▶ **Stated exercise**: Copy the material that follows word for word and omit its pictures.

────────

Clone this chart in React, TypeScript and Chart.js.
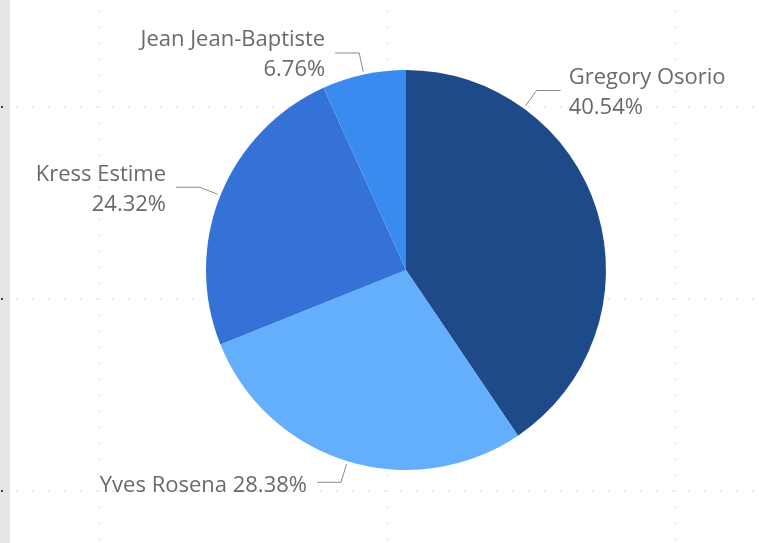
import React, { useEffect, useRef } from "react";
import { Chart, registerables } from "chart.js";

Chart.register(...registerables);

const names = ["Gregory Osorio", "Yves Rosena", "Kress Estime", "Jean Jean-Baptiste"];
const shares = [40.54, 28.38, 24.32, 6.76];
const colors = ["#1f4a8a", "#64affb", "#3572d8", "#3a8bef"];
// label layout (styling): where along the slice the leader starts, and lines of text
const anchorFrac = [0.247, 0.5, 0.5, 0.5];
const labelLines = [2, 1, 2, 2];
const gridY = [106, 298, 490];
const gridX = [98, 386, 674];

const bgPlugin = {
  id: "bg",
  beforeDraw(chart: any) {
    const ctx = chart.ctx;
    ctx.save();
    ctx.fillStyle = "#ffffff";
    ctx.fillRect(0, 0, chart.width, chart.height);
    ctx.fillStyle = "#e6e6e6";
    ctx.fillRect(0, 0, 10, chart.height);
    ctx.fillStyle = "#ebebeb";
    for (const y of gridY) {
      for (let x = 16; x < chart.width; x += 16) ctx.fillRect(x, y, 2, 2);
    }
    for (const x of gridX) {
      for (let y = 10; y < chart.height; y += 16) ctx.fillRect(x, y, 2, 2);
    }
    ctx.fillStyle = "#444";
    for (const y of gridY) ctx.fillRect(1, y, 2, 2);
    ctx.restore();
  },
};

const labelPlugin = {
  id: "lbl",
  afterDraw(chart: any) {
    const ctx = chart.ctx;
    const meta = chart.getDatasetMeta(0);
    ctx.save();
    ctx.font = "22px 'Open Sans', sans-serif";
    ctx.textBaseline = "middle";
    meta.data.forEach((arc: any, i: number) => {
      const p = arc.getProps(["x", "y", "startAngle", "endAngle", "outerRadius"], true);
      const a = p.startAngle + (p.endAngle - p.startAngle) * anchorFrac[i];
      const ax = p.x + Math.cos(a) * (p.outerRadius + 3);
      const ay = p.y + Math.sin(a) * (p.outerRadius + 3);
      const ex = p.x + Math.cos(a) * (p.outerRadius + 22);
      const ey = p.y + Math.sin(a) * (p.outerRadius + 22);
      const right = Math.cos(a) >= 0;
      const hx = ex + (right ? 24 : -24);
      ctx.strokeStyle = "#8a8a8a";
      ctx.lineWidth = 1;
      ctx.beginPath();
      ctx.moveTo(ax, ay);
      ctx.lineTo(ex, ey);
      ctx.lineTo(hx, ey);
      ctx.stroke();
      ctx.fillStyle = "#6a6a6a";
      ctx.textAlign = right ? "left" : "right";
      const tx = hx + (right ? 8 : -10);
      const pct = shares[i].toFixed(2) + "%";
      if (labelLines[i] === 2) {
        ctx.fillText(names[i], tx, ey - 13);
        ctx.fillText(pct, tx, ey + 17);
      } else {
        ctx.fillText(names[i] + " " + pct, tx, ey + 3);
      }
    });
    ctx.restore();
  },
};

export default function App() {
  const ref = useRef<HTMLCanvasElement>(null);
  useEffect(() => {
    const chart = new Chart(ref.current!, {
      type: "pie",
      data: {
        labels: names,
        datasets: [{ data: shares, backgroundColor: colors, borderWidth: 0 }],
      },
      options: {
        animation: false,
        responsive: false,
        devicePixelRatio: 1,
        layout: { padding: { left: 206, right: 153, top: 70, bottom: 73 } },
        plugins: { legend: { display: false }, tooltip: { enabled: false } },
      },
      plugins: [bgPlugin, labelPlugin],
    });
    return () => chart.destroy();
  }, []);
  return (
    <div style={{ position: "fixed", left: 0, top: 0, width: 759, height: 543 }}>
      <canvas ref={ref} width={759} height={543} style={{ display: "block" }} />
    </div>
  );
}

────────

▶ **Result of this exercise**:
Clone this chart in React, TypeScript and Chart.js.
import React, { useEffect, useRef } from "react";
import { Chart, registerables } from "chart.js";

Chart.register(...registerables);

const names = ["Gregory Osorio", "Yves Rosena", "Kress Estime", "Jean Jean-Baptiste"];
const shares = [40.54, 28.38, 24.32, 6.76];
const colors = ["#1f4a8a", "#64affb", "#3572d8", "#3a8bef"];
// label layout (styling): where along the slice the leader starts, and lines of text
const anchorFrac = [0.247, 0.5, 0.5, 0.5];
const labelLines = [2, 1, 2, 2];
const gridY = [106, 298, 490];
const gridX = [98, 386, 674];

const bgPlugin = {
  id: "bg",
  beforeDraw(chart: any) {
    const ctx = chart.ctx;
    ctx.save();
    ctx.fillStyle = "#ffffff";
    ctx.fillRect(0, 0, chart.width, chart.height);
    ctx.fillStyle = "#e6e6e6";
    ctx.fillRect(0, 0, 10, chart.height);
    ctx.fillStyle = "#ebebeb";
    for (const y of gridY) {
      for (let x = 16; x < chart.width; x += 16) ctx.fillRect(x, y, 2, 2);
    }
    for (const x of gridX) {
      for (let y = 10; y < chart.height; y += 16) ctx.fillRect(x, y, 2, 2);
    }
    ctx.fillStyle = "#444";
    for (const y of gridY) ctx.fillRect(1, y, 2, 2);
    ctx.restore();
  },
};

const labelPlugin = {
  id: "lbl",
  afterDraw(chart: any) {
    const ctx = chart.ctx;
    const meta = chart.getDatasetMeta(0);
    ctx.save();
    ctx.font = "22px 'Open Sans', sans-serif";
    ctx.textBaseline = "middle";
    meta.data.forEach((arc: any, i: number) => {
      const p = arc.getProps(["x", "y", "startAngle", "endAngle", "outerRadius"], true);
      const a = p.startAngle + (p.endAngle - p.startAngle) * anchorFrac[i];
      const ax = p.x + Math.cos(a) * (p.outerRadius + 3);
      const ay = p.y + Math.sin(a) * (p.outerRadius + 3);
      const ex = p.x + Math.cos(a) * (p.outerRadius + 22);
      const ey = p.y + Math.sin(a) * (p.outerRadius + 22);
      const right = Math.cos(a) >= 0;
      const hx = ex + (right ? 24 : -24);
      ctx.strokeStyle = "#8a8a8a";
      ctx.lineWidth = 1;
      ctx.beginPath();
      ctx.moveTo(ax, ay);
      ctx.lineTo(ex, ey);
      ctx.lineTo(hx, ey);
      ctx.stroke();
      ctx.fillStyle = "#6a6a6a";
      ctx.textAlign = right ? "left" : "right";
      const tx = hx + (right ? 8 : -10);
      const pct = shares[i].toFixed(2) + "%";
      if (labelLines[i] === 2) {
        ctx.fillText(names[i], tx, ey - 13);
        ctx.fillText(pct, tx, ey + 17);
      } else {
        ctx.fillText(names[i] + " " + pct, tx, ey + 3);
      }
    });
    ctx.restore();
  },
};

export default function App() {
  const ref = useRef<HTMLCanvasElement>(null);
  useEffect(() => {
    const chart = new Chart(ref.current!, {
      type: "pie",
      data: {
        labels: names,
        datasets: [{ data: shares, backgroundColor: colors, borderWidth: 0 }],
      },
      options: {
        animation: false,
        responsive: false,
        devicePixelRatio: 1,
        layout: { padding: { left: 206, right: 153, top: 70, bottom: 73 } },
        plugins: { legend: { display: false }, tooltip: { enabled: false } },
      },
      plugins: [bgPlugin, labelPlugin],
    });
    return () => chart.destroy();
  }, []);
  return (
    <div style={{ position: "fixed", left: 0, top: 0, width: 759, height: 543 }}>
      <canvas ref={ref} width={759} height={543} style={{ display: "block" }} />
    </div>
  );
}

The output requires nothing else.